Di quello spettacolo, nella nostra memoria, è rimasta impressa una battuta che lì per lì, da ragazzini, trovammo abbastanza divertente ma che solo molti anni dopo capimmo a pieno. L’uomo, sottolineando le parole con la fisarmonica, si rivolse al pubblico che lo attorniava dicendo: «Mamme, volete che i vostri figli crescano bravi, ubbidienti e rispettosi? Allora dategli i biscotti Lazzaroni!». Ecco, il punto è che di questi biscotti, prodotti a Saronno, in Lombardia, nessuno aveva mai sentito parlare perché la loro distribuzione era limitata all’Italia del Nord e a qualche altra grande città. In quel periodo, pochi anni dopo la guerra, dalle nostre parti i biscotti erano leccornie a produzione casalinga o artigianale delle nostre famose pasticcerie e dei nostri abili fornai. Al massimo, per i più benestanti, i negozi proponevano le gallette tipo Oro Saiwa, quelle con la misteriosa scritta «petit-beurre». Insomma, la gente effettivamente sorrideva alla battuta perché in effetti l’epiteto di «lazzarone» era ampiamente diffuso e usato simpaticamente proprio verso i bambini. Per quanto ci riguardava, l’uomo avrebbe potuto richiamare fantasiosi «biscotti Birboni» o «Briganti» ottenendo lo stesso risultato. Solo quando eravamo abbastanza cresciuti siamo venuti a conoscenza del marchio Lazzaroni e ci è tornata in mente quella situazione di parecchi anni prima.

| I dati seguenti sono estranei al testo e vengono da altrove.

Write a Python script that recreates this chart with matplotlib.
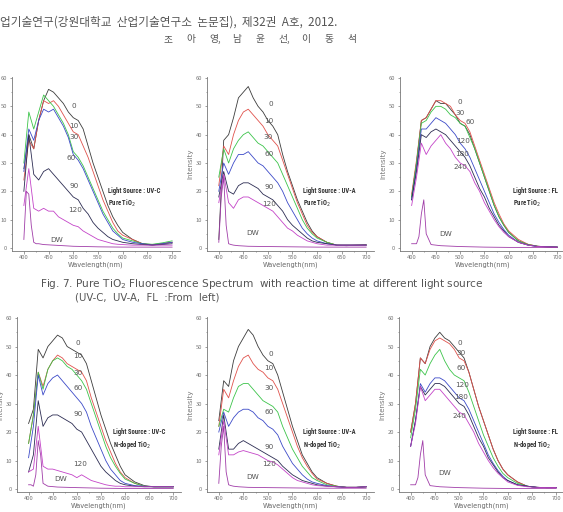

Chi avrebbe mai immaginato di ritrovare la storica Lazzaroni di Saronno a Pretoro, qui a due passi da casa?
Confessiamo che quell’antica battuta, allora solo parzialmente compresa, ha prodotto in noi un effetto proustiano che per i prodotti della Lazzaroni risulta molto più efficace di qualsiasi campagna pubblicitaria.